Logging
With logs you get transparency and details of your deployments and applications.
Nodion has two types of logs: deployment logs as well as application logs.
Deployment Logs
As soon as a deployment is triggered you will have access to the deployment log of that specifc deployment. The log tells you what our platform is doing, if it detected a Dockerfile or if it's using Buildpacks. If something goes wrong you will have detailed instructions of how to fix it and get your deployment up and running. Deployment logs are kept for the last 100 deployments and deleted for older ones.
Application Logs
Our platform captures all application logs that are sent to stdout
and stderr
. That means you can simply add output statements to your application and it will be captured as a log entry. Some frameworks are logging to files on the filesystem by default.
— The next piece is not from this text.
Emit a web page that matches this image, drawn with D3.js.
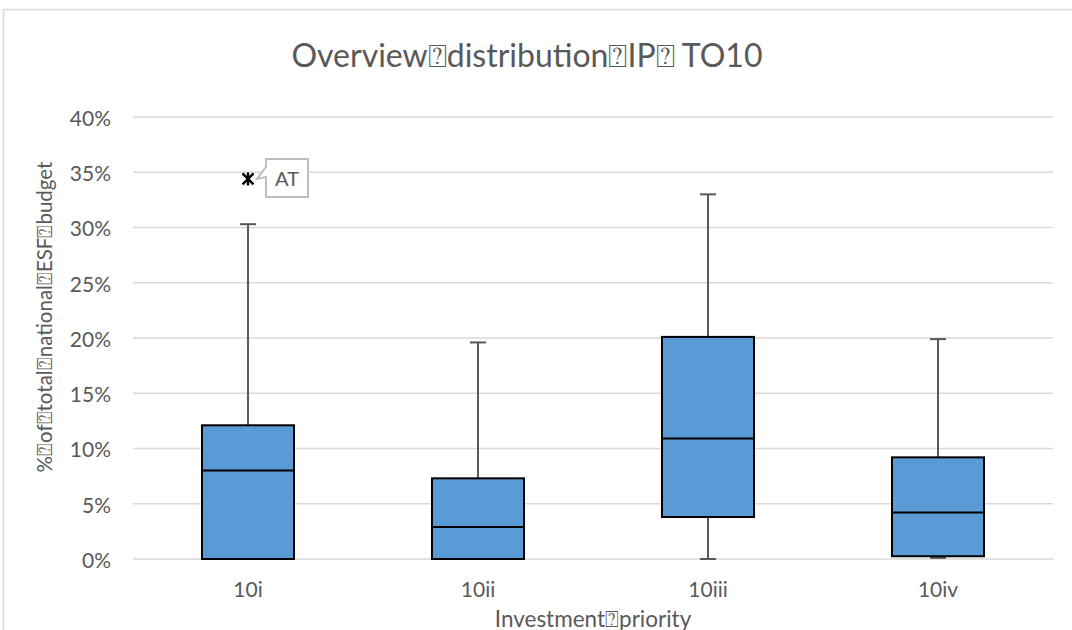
<!DOCTYPE html>
<html>
<head>
<meta charset="utf-8">
<script src="https://cdn.jsdelivr.net/npm/d3@7"></script>
<style>
  html, body { margin: 0; padding: 0; background: #fff; }
  svg { display: block; font-family: Lato, "Open Sans", "DejaVu Sans", sans-serif; }
</style>
</head>
<body>
<svg id="chart" width="1072" height="630"></svg>
<script>
// Investment priorities and their box-plot statistics (% of total national ESF budget)
const categories   = ["10i", "10ii", "10iii", "10iv"];
const whiskerLow   = [0.0, 0.0, 0.0, 0.1];
const quartile1    = [0.0, 0.0, 3.8, 0.25];
const medians      = [8.0, 2.9, 10.9, 4.2];
const quartile3    = [12.1, 7.3, 20.1, 9.2];
const whiskerHigh  = [30.3, 19.6, 33.0, 19.9];

// Outlying points with their country labels
const outlierCategory = ["10i"];
const outlierValue    = [34.4];
const outlierLabel    = ["AT"];

const yTicks = [0, 5, 10, 15, 20, 25, 30, 35, 40];

const titleText = "Overview\u2370distribution\u2370IP\u2370 TO10";
const yTitleText = "%\u2370of\u2370total\u2370national\u2370ESF\u2370budget";
const xTitleText = "Investment\u2370priority";

const svg = d3.select("#chart");
const W = 1072, H = 630;
const plot = { left: 133, right: 1053, top: 117, bottom: 559 };
const textColor = "#595959";
const labelFont = "21px";

// Chart frame
svg.append("path")
  .attr("d", `M3.5,${H} V9.5 H${W}`)
  .attr("fill", "none")
  .attr("stroke", "#d9d9d9")
  .attr("stroke-width", 1.5);

const x = d3.scaleBand().domain(categories).range([plot.left, plot.right]).padding(0);
const y = d3.scaleLinear().domain([0, 40]).range([plot.bottom, plot.top]);

// Gridlines
svg.append("g")
  .selectAll("line")
  .data(yTicks)
  .join("line")
  .attr("x1", plot.left).attr("x2", plot.right)
  .attr("y1", d => y(d)).attr("y2", d => y(d))
  .attr("stroke", "#d9d9d9")
  .attr("stroke-width", 1.5);

// Y axis labels
const yAxis = d3.axisLeft(y).tickValues(yTicks).tickFormat(d => d + "%").tickSize(0).tickPadding(22);
const yg = svg.append("g").attr("transform", `translate(${plot.left},0)`).call(yAxis);
yg.select(".domain").remove();
yg.selectAll("text")
  .attr("fill", textColor)
  .attr("dy", "0.4em")
  .style("font-size", labelFont)
  .style("font-family", "Lato, 'Open Sans', sans-serif");

// X axis labels
const xAxis = d3.axisBottom(x).tickSize(0).tickPadding(23);
const xg = svg.append("g").attr("transform", `translate(0,${plot.bottom})`).call(xAxis);
xg.select(".domain").remove();
xg.selectAll("text")
  .attr("fill", textColor)
  .style("font-size", labelFont)
  .style("font-family", "Lato, 'Open Sans', sans-serif");

const boxW = x.bandwidth() * 0.4;
const capW = 16;
const stats = categories.map((c, i) => ({
  c, lo: whiskerLow[i], q1: quartile1[i], med: medians[i], q3: quartile3[i], hi: whiskerHigh[i]
}));

const boxes = svg.append("g").selectAll("g").data(stats).join("g")
  .attr("transform", d => `translate(${x(d.c) + x.bandwidth() / 2},0)`);

// Upper whiskers and caps
boxes.append("line")
  .attr("x1", 0).attr("x2", 0)
  .attr("y1", d => y(d.q3)).attr("y2", d => y(d.hi))
  .attr("stroke", textColor).attr("stroke-width", 2);
boxes.append("line")
  .attr("x1", -capW / 2).attr("x2", capW / 2)
  .attr("y1", d => y(d.hi)).attr("y2", d => y(d.hi))
  .attr("stroke", textColor).attr("stroke-width", 2);

// Lower whiskers and caps
boxes.filter(d => d.q1 > d.lo).append("line")
  .attr("x1", 0).attr("x2", 0)
  .attr("y1", d => y(d.q1)).attr("y2", d => y(d.lo))
  .attr("stroke", textColor).attr("stroke-width", 2);
boxes.filter(d => d.q1 > d.lo).append("line")
  .attr("x1", -capW / 2).attr("x2", capW / 2)
  .attr("y1", d => y(d.lo)).attr("y2", d => y(d.lo))
  .attr("stroke", textColor).attr("stroke-width", 2);

// Interquartile boxes
boxes.append("rect")
  .attr("x", -boxW / 2)
  .attr("width", boxW)
  .attr("y", d => y(d.q3))
  .attr("height", d => y(d.q1) - y(d.q3))
  .attr("fill", "#5b9bd5")
  .attr("stroke", "#000")
  .attr("stroke-width", 2);

// Medians
boxes.append("line")
  .attr("x1", -boxW / 2).attr("x2", boxW / 2)
  .attr("y1", d => y(d.med)).attr("y2", d => y(d.med))
  .attr("stroke", "#000").attr("stroke-width", 2);

// Outliers with callout labels
outlierCategory.forEach((c, i) => {
  const cx = x(c) + x.bandwidth() / 2;
  const cy = y(outlierValue[i]);
  const g = svg.append("g");
  const s = 5.5;
  g.append("path")
    .attr("d", `M${cx - s},${cy - s}L${cx + s},${cy + s}M${cx - s},${cy + s}L${cx + s},${cy - s}M${cx},${cy - s - 1}L${cx},${cy + s + 1}`)
    .attr("stroke", "#000").attr("stroke-width", 2.4);
  const bx = cx + 18, by = cy - 20, bw = 42, bh = 38;
  g.append("path")
    .attr("d", `M${bx},${by} H${bx + bw} V${by + bh} H${bx} V${by + 18} L${cx + 9},${cy} L${bx},${by + 8} Z`)
    .attr("fill", "#fff")
    .attr("stroke", "#bfbfbf")
    .attr("stroke-width", 2);
  g.append("text")
    .attr("x", bx + bw / 2).attr("y", by + bh / 2 + 8)
    .attr("text-anchor", "middle")
    .attr("fill", textColor)
    .style("font-size", "20px")
    .text(outlierLabel[i]);
});

// Title
svg.append("text")
  .attr("x", 527).attr("y", 67)
  .attr("text-anchor", "middle")
  .attr("fill", textColor)
  .style("font-size", "32px")
  .text(titleText);

// Axis titles
svg.append("text")
  .attr("transform", `translate(52,317) rotate(-90)`)
  .attr("text-anchor", "middle")
  .attr("fill", textColor)
  .style("font-size", "20.5px")
  .text(yTitleText);

svg.append("text")
  .attr("x", (plot.left + plot.right) / 2).attr("y", 627)
  .attr("text-anchor", "middle")
  .attr("fill", textColor)
  .style("font-size", "22.5px")
  .text(xTitleText);
</script>
</body>
</html>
This is not supported by Nodion, you have to explictly tell your framework to log to stdout
, which is just a configuration option for most frameworks.
The last 2000 lines are retained, all others will be deleted, the same for log entries older than 7 days. If you need to archive log messages, please setup a log forward and retain it within an external service.
View Logs
Logs can be viewed through our Web UI or fetched via API.
Log Forwards
Since our default logging service is not meant as a permanent storage solution, we only display the last 2000 log lines. You can use our log forwards (also called log drains) to ingest logs into your own platform to archive logs, make them searchable or enable alerting.
You can configure a new forward by providing a endpoint url as well as an optional token. The endpoint can either be a syslog service or a simple http(s) endpoint. We support secure connections as well as insecure ones. Syslog messages are formatted according to RFC 5424.